Mohammad Sholeh adalah alumni Jurusan Teknik Sipil ITS angkatan 1972
 (S-15). Lelaki kelahiran Surabaya ini dikenal sangat suka
 berorganisasi. Sejak duduk di bangku SMA Negeri 6 Surabaya, Sholeh
 sudah terlibat aktif dalam kepengurusan Pemuda Muhammadiyah. Dalam
 organisasi otonom Muhammadiyah tersebut, Sholeh terakhir kali
 dipercaya menjabat Ketua Cabang Bubutan.
 
 Saat menjadi mahasiswa, kegemarannya berorganisasi dituangkan dalam
 berbagai aktivitas kepanitiaan di ITS dan Senat Mahasiswa. Sholeh
 tercatat pernah menjabat Sekretaris Umum Senat Mahasiswa Fakultas
 Teknik Sipil 1975-1976. Setelah pemilihan Dewan Mahasiswa di ITS,
 Sholeh kembali dipercaya menjadi Sekretaris Umum, dengan Harun
 Alrasyid sebagai Ketua.
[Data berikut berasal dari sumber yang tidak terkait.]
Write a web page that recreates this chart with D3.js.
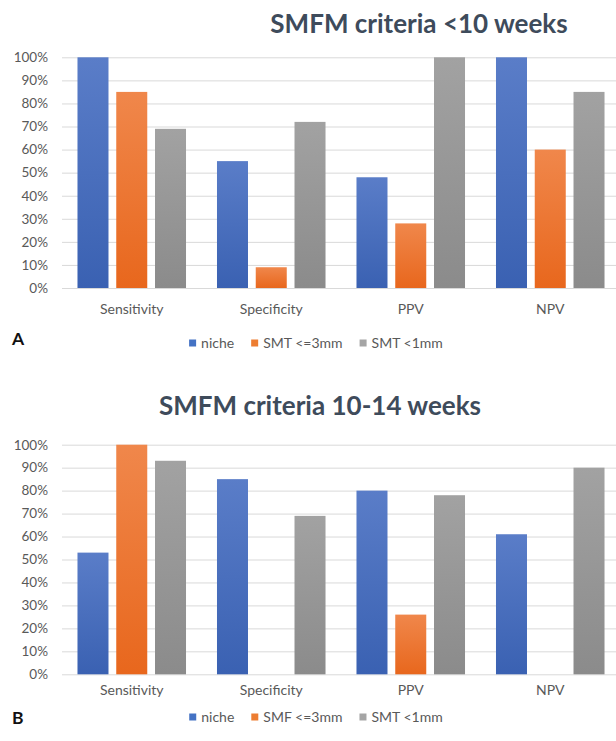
<!DOCTYPE html>
<html>
<head>
<meta charset="utf-8">
<script src="https://cdn.jsdelivr.net/npm/d3@7"></script>
<style>
  html, body { margin: 0; padding: 0; background: #ffffff; }
  svg { display: block; }
  text { font-family: "Lato", "Open Sans", sans-serif; }
</style>
</head>
<body>
<svg id="chart" width="616" height="741"></svg>
<script>
// ---- Data ----
const categories = ["Sensitivity", "Specificity", "PPV", "NPV"];
const yTicks = [0, 10, 20, 30, 40, 50, 60, 70, 80, 90, 100];

// Panel A
const titleA = "SMFM criteria <10 weeks";
const seriesNamesA = ["niche", "SMT <=3mm", "SMT <1mm"];
const nicheA = [100, 55, 48, 100];
const smt3A = [85, 9, 28, 60];
const smt1A = [69, 72, 100, 85];

// Panel B
const titleB = "SMFM criteria 10-14 weeks";
const seriesNamesB = ["niche", "SMF <=3mm", "SMT <1mm"];
const nicheB = [53, 85, 80, 61];
const smf3B = [100, 0, 26, 0];
const smt1B = [93, 69, 78, 90];

const colors = [
  { id: "gBlue", top: "#5a7dc8", bottom: "#3a61b2", solid: "#4472c4" },
  { id: "gOrange", top: "#f0874b", bottom: "#e8671d", solid: "#ed7d31" },
  { id: "gGray", top: "#a2a2a2", bottom: "#8b8b8b", solid: "#a5a5a5" }
];

const svg = d3.select("#chart");
const defs = svg.append("defs");
colors.forEach(c => {
  const g = defs.append("linearGradient").attr("id", c.id)
    .attr("x1", 0).attr("y1", 0).attr("x2", 0).attr("y2", 1);
  g.append("stop").attr("offset", "0%").attr("stop-color", c.top);
  g.append("stop").attr("offset", "100%").attr("stop-color", c.bottom);
});

function drawPanel(cfg) {
  const left = 62, right = 620;
  const x0 = d3.scaleBand().domain(categories).range([left, right])
    .paddingInner(0.222).paddingOuter(0.111);
  const x1 = d3.scaleBand().domain(d3.range(3)).range([0, x0.bandwidth()])
    .paddingInner(0.2).paddingOuter(0);
  const y = d3.scaleLinear().domain([0, 100]).range([cfg.yBottom, cfg.yTop]);

  const g = svg.append("g");

  // title
  g.append("text")
    .attr("x", cfg.titleX).attr("y", cfg.titleY)
    .attr("text-anchor", "middle")
    .attr("font-size", 26).attr("font-weight", 700)
    .attr("fill", "#3e4b5b")
    .text(cfg.title);

  // y axis with gridlines
  const axis = d3.axisLeft(y).tickValues(yTicks)
    .tickSize(-(616 - left)).tickPadding(14)
    .tickFormat(d => d + "%");
  const ax = g.append("g").attr("transform", `translate(${left},0)`).call(axis);
  ax.select(".domain").remove();
  ax.selectAll(".tick line").attr("stroke", "#d9d9d9").attr("stroke-width", 1);
  ax.selectAll(".tick text").attr("fill", "#595959").attr("font-size", 13.5)
    .attr("font-family", "Lato, 'Open Sans', sans-serif");

  // bars
  const series = [cfg.s0, cfg.s1, cfg.s2];
  series.forEach((vals, si) => {
    g.append("g").selectAll("rect")
      .data(categories.map((c, i) => ({ c, v: vals[i] })))
      .join("rect")
      .attr("x", d => x0(d.c) + x1(si))
      .attr("width", x1.bandwidth())
      .attr("y", d => y(d.v))
      .attr("height", d => y(0) - y(d.v))
      .attr("fill", `url(#${colors[si].id})`);
  });

  // category labels
  g.append("g").selectAll("text")
    .data(categories).join("text")
    .attr("x", d => x0(d) + x0.bandwidth() / 2)
    .attr("y", cfg.catY)
    .attr("text-anchor", "middle")
    .attr("font-size", 14).attr("fill", "#595959")
    .text(d => d);

  // legend
  const lg = g.append("g");
  let cx = 0;
  cfg.names.forEach((name, i) => {
    const item = lg.append("g").attr("transform", `translate(${cx},0)`);
    item.append("rect").attr("x", 0).attr("y", -8.5).attr("width", 7).attr("height", 7)
      .attr("fill", colors[i].solid);
    const t = item.append("text").attr("x", 12).attr("y", 0)
      .attr("font-size", 14).attr("fill", "#595959").text(name);
    cx += 12 + t.node().getComputedTextLength() + 17;
  });
  const totalW = cx - 17;
  lg.attr("transform", `translate(${cfg.legendCX - totalW / 2},${cfg.legendY})`);

  // panel letter
  g.append("text").attr("x", 12).attr("y", cfg.letterY)
    .attr("font-size", 17.5).attr("font-weight", 700).attr("fill", "#111")
    .attr("font-family", "Liberation Sans, Arial, sans-serif")
    .text(cfg.letter);
}

drawPanel({
  title: titleA, titleX: 419, titleY: 33,
  yTop: 57.3, yBottom: 288,
  s0: nicheA, s1: smt3A, s2: smt1A, names: seriesNamesA,
  catY: 314, legendY: 348, legendCX: 316, letter: "A", letterY: 345
});

drawPanel({
  title: titleB, titleX: 320, titleY: 415,
  yTop: 444.7, yBottom: 674.3,
  s0: nicheB, s1: smf3B, s2: smt1B, names: seriesNamesB,
  catY: 695, legendY: 722, legendCX: 316, letter: "B", letterY: 724
});
</script>
</body>
</html>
Di luar kampus, Sholeh juga aktif sebagai
 pengurus Himpunan Mahasiswa Islam (HMI).
 
 Selama menjadi aktivis pergerakan mahasiswa, Sholeh dikenal vokal
 mengkritisi penyimpangan kebijakan pemerintahan Soeharto saat itu.
 Tanpa basa-basi, Sholeh menunjuk satu per satu kebijakan pemerintah
 yang bertentangan dengan keyakinannya. Dia pun terlibat langsung dalam
 perencanaan untuk menentang kebijakan yang menurutnya tidak berpihak
 kepada rakyat.
 
 Pada pertemuan Dewan Mahasiswa se-Indonesia pada 28 Oktober 1977 di
 ITB, bersama Harun Alrasyid, Sholeh turut menjadi salah seorang
 penandatangan Ikrar Mahasiswa. Dalam ikrar tersebut, mahasiswa
 mendesak agar MPR meminta pertanggung jawaban Presiden RI Soeharto atas
 pelanggarannya terhadap UUD 1945 yang telah dilakukan. Mahasiswa juga
 menuntut dikembalikannya ABRI kepada rakyat.
 
 Dalam pertemuan tersebut, disepakati pula bahwa aksi besar-besaran
 sebagai tindak lanjut pertemuan, pada 10 November 1977. Sholeh yang
 mewakili Dewan Mahasiswa ITS menyambut hangat ditunjuknya ITS sebagai
 tuan rumah aksi tersebut. Rencana tersebut kemudian direalisasikan
 dengan melakukan longmarch dari kampus Baliwerti ke Tugu Pahlawan.
 
 Pada 19 Januari 1978, bersama Dewan Mahasiswa ITB, UI, IPB, dan USU,
 Sholeh menerobos Istana Negara Jakarta hingga ke depan Bina
 Graha, Sholeh dkk berniat menemui Presiden Soeharto menyampaikan
 tuntutan agar Soeharto tidak mencalonkan diri lagi sebagai presiden.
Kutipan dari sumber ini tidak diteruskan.